Very Disappointed In Myself... :(
I am so very disappointed in myself. I was so excited to start this journey when I had my surgery back in December. Once I got past the "scared" zone of thinking anything I ate off of the meal plan would make me explode and ruin my surgery, I find I am slipping back into bad patterns. I am certainly not eating as much and I started off with such great intentions....they actually stuck for awhile. I have gone from absolutely no carbs to having small amounts of pasta, Subway sandwiches, rice crackers, Chipotle burrito bowls, Panda Express and high carb soups. I just keep moving in the wrong direction!
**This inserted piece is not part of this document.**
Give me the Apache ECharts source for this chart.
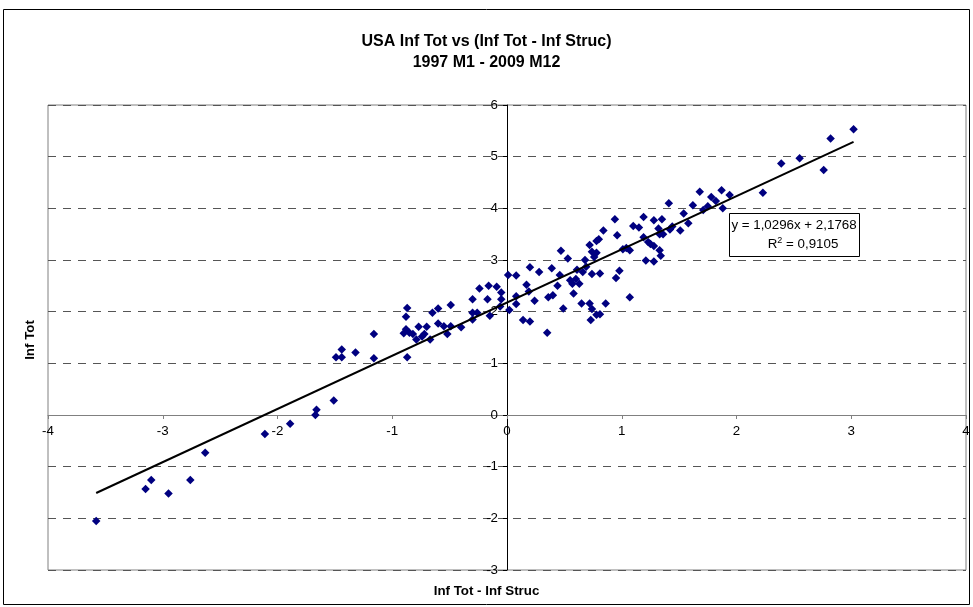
<!DOCTYPE html>
<html>
<head>
<meta charset="utf-8">
<script src="https://cdn.jsdelivr.net/npm/echarts@6/dist/echarts.min.js"></script>
<style>html,body{margin:0;padding:0;background:#fff;}#c{width:973px;height:607px;}</style>
</head>
<body>
<div id="c"></div>
<script>
const titleText = 'USA Inf Tot vs (Inf Tot - Inf Struc)\n1997 M1 - 2009 M12';
const xAxisTitle = 'Inf Tot - Inf Struc';
const yAxisTitle = 'Inf Tot';
const xTicks = [-4, -3, -2, -1, 0, 1, 2, 3, 4];
const yTicks = [-3, -2, -1, 0, 1, 2, 3, 4, 5, 6];
const slope = 1.0296;
const intercept = 2.1768;
const r2 = '0,9105';

const xValues = [
 -3.58,-3.15,-3.10,-2.95,-2.76,-2.63,-2.11,-1.89,-1.67,-1.66,-1.51,-1.49,-1.44,-1.44,-1.32,-1.16,-1.16,-0.87,
 -0.87,-0.88,-0.88,-0.90,-0.85,-0.82,-0.77,-0.79,-0.74,-0.72,-0.70,-0.67,-0.65,-0.60,-0.60,-0.55,-0.52,-0.49,-0.49,-0.40,
 -0.30,-0.30,-0.30,-0.26,-0.24,-0.17,-0.16,-0.15,-0.09,-0.05,-0.05,-0.06,0.02,0.01,0.08,0.08,0.08,0.14,0.20,0.17,0.20,0.19,
 0.24,0.28,0.35,0.36,0.40,0.39,0.44,0.46,0.47,0.49,0.53,0.55,0.57,0.58,0.60,0.61,0.63,0.65,0.66,0.69,0.68,0.72,0.72,0.74,
 0.74,0.73,0.74,0.76,0.78,0.78,0.80,0.78,0.81,0.81,0.86,0.84,0.94,0.96,0.95,0.98,1.01,1.04,1.07,1.07,1.10,1.15,1.19,1.19,
 1.21,1.23,1.25,1.28,1.28,1.28,1.32,1.33,1.34,1.35,1.36,1.33,1.41,1.42,1.44,1.51,1.54,1.58,1.62,1.68,1.71,1.75,1.78,1.82,
 1.87,1.88,1.94,2.23,2.39,2.55,2.76,2.82,3.02
];
const yValues = [
 -2.05,-1.43,-1.26,-1.52,-1.26,-0.73,-0.37,-0.17,0.00,0.10,0.28,1.12,1.12,1.27,1.21,1.57,1.10,1.12,
 2.07,1.90,1.66,1.58,1.59,1.57,1.71,1.46,1.52,1.57,1.71,1.46,1.98,2.06,1.77,1.72,1.57,1.72,2.13,1.70,
 2.24,1.98,1.85,1.98,2.45,2.24,2.50,1.92,2.48,2.37,2.24,2.10,2.03,2.71,2.70,2.30,2.15,1.84,1.81,2.52,2.86,2.39,
 2.21,2.77,1.59,2.28,2.32,2.84,2.50,2.71,3.18,2.06,3.03,2.61,2.54,2.35,2.63,2.81,2.54,2.16,2.77,2.87,3.00,2.16,3.29,2.05,
 2.73,1.84,3.16,3.06,3.14,3.37,3.40,1.94,1.95,2.74,2.16,3.57,3.79,3.48,2.65,2.79,3.21,3.23,3.19,2.28,3.66,3.63,3.83,3.44,
 2.99,3.35,3.31,2.97,3.27,3.77,3.61,3.19,3.08,3.79,3.50,3.50,4.10,3.59,3.65,3.57,3.90,3.71,4.06,4.32,3.97,4.04,4.22,4.14,
 4.35,4.00,4.26,4.30,4.87,4.97,4.74,5.35,5.53
];

const points = xValues.map((x, i) => [x, yValues[i]]);
const xMinData = Math.min(...xValues);
const xMaxData = Math.max(...xValues);
const trend = [[xMinData, slope * xMinData + intercept], [xMaxData, slope * xMaxData + intercept]];
const fmt = v => v.toFixed(4).replace('.', ',');

const GRID = { left: 48, right: 7, top: 105, bottom: 37 };
const W = 973, H = 607;
const plotW = W - GRID.left - GRID.right;
const plotH = H - GRID.top - GRID.bottom;
const xMin = xTicks[0], xMax = xTicks[xTicks.length - 1];
const yMin = yTicks[0], yMax = yTicks[yTicks.length - 1];
// offsets that put each axis (line, ticks, labels) at the other axis' zero
const yAxisOffset = -((0 - xMin) / (xMax - xMin)) * plotW;
const xAxisOffset = -((0 - yMin) / (yMax - yMin)) * plotH;

const chart = echarts.init(document.getElementById('c'));
const FONT = 'Arial, "Liberation Sans", sans-serif';
chart.setOption({
  animation: false,
  backgroundColor: '#fff',
  title: {
    text: titleText,
    left: 'center',
    top: 26,
    textStyle: { fontFamily: FONT, fontSize: 16, fontWeight: 'bold', color: '#000', lineHeight: 21 }
  },
  grid: Object.assign({ show: true, borderColor: '#808080', borderWidth: 1, backgroundColor: 'transparent' }, GRID),
  xAxis: {
    type: 'value', min: xMin, max: xMax, interval: 1, position: 'bottom', offset: xAxisOffset,
    axisLine: { onZero: false, lineStyle: { color: '#808080', width: 1 } },
    axisTick: { show: true, length: 4, lineStyle: { color: '#808080' } },
    splitLine: { show: false },
    axisLabel: { margin: 10, fontFamily: FONT, fontSize: 13.33, color: '#000', showMinLabel: true, showMaxLabel: true }
  },
  yAxis: {
    type: 'value', min: yMin, max: yMax, interval: 1, position: 'left', offset: yAxisOffset,
    axisLine: { onZero: false, lineStyle: { color: '#000', width: 1 } },
    axisTick: { show: true, length: 4, lineStyle: { color: '#000' } },
    splitLine: { show: true, lineStyle: { type: [8, 7], color: '#555', width: 1 } },
    axisLabel: { margin: 9, fontFamily: FONT, fontSize: 13.33, color: '#000' }
  },
  series: [
    {
      type: 'scatter', data: points, symbol: 'diamond', symbolSize: 8.5,
      itemStyle: { color: '#000080', opacity: 1 }, z: 3
    },
    {
      type: 'line', data: trend, symbol: 'none', lineStyle: { color: '#000', width: 2 }, z: 4
    }
  ],
  graphic: [
    { type: 'rect', shape: { x: 3.5, y: 9.5, width: 966, height: 595 }, style: { fill: 'none', stroke: '#000', lineWidth: 1 }, z: -1, silent: true },
    { type: 'text', left: 'center', top: 585, style: { text: xAxisTitle, font: 'bold 13.33px ' + FONT, fill: '#000' } },
    { type: 'text', x: 30, y: 340, rotation: Math.PI / 2, style: { text: yAxisTitle, font: 'bold 13.33px ' + FONT, fill: '#000', align: 'center', verticalAlign: 'middle' } },
    {
      type: 'group', x: 729, y: 213, z: 10,
      children: [
        { type: 'rect', shape: { x: 0.5, y: 0.5, width: 130, height: 43 }, style: { fill: '#fff', stroke: '#000', lineWidth: 1 } },
        { type: 'text', x: 65, y: 12, style: { text: 'y = ' + fmt(slope) + 'x + ' + fmt(intercept), font: '13.33px ' + FONT, fill: '#000', align: 'center', verticalAlign: 'middle' } },
        { type: 'text', x: 74, y: 31, style: {
          text: '{a|R}{s|2}{a| = ' + r2 + '}',
          align: 'center', verticalAlign: 'middle',
          rich: {
            a: { fontFamily: FONT, fontSize: 13.33, color: '#000' },
            s: { fontFamily: FONT, fontSize: 9, color: '#000', verticalAlign: 'top', padding: [0, 0, 6, 0] }
          }
        } }
      ]
    }
  ]
});
</script>
</body>
</html>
What is wrong with me? My weight is on a rollar coaster and at the end of the month, I am LUCKY to have lost 5-6 lbs for the month. I know our weight fluctuates, but how can a person weigh 9 more pounds on Monday than they did on Friday? I was around 1500 calories a day and walked 3 miles a day both Saturday and Sunday, so what is wrong with this picture?
I am so very disappointed in myself for now trying to cheat the band. All I am doing is cheating myself. How can I do this? How can I fall back into the same bad eating and drinking patterns that put me here? I am 291 - wait that was Friday.... Today I am 296 and have a very long journey ahead of me and I am already failing. This is just like my "old" life.... I know what I am supposed to do, to eat, to think.... but I just don't do it.
I also have 5.5 cc's in a 10 cc band and do not feel the restriction much. I know I am eating too much, but I haven't felt the uncomfortable feeling of fullness or any vomiting. My next fill appointment is 3/22, maybe the additional fluid will help me??? I need help. I really need to help myself. What can't I do that?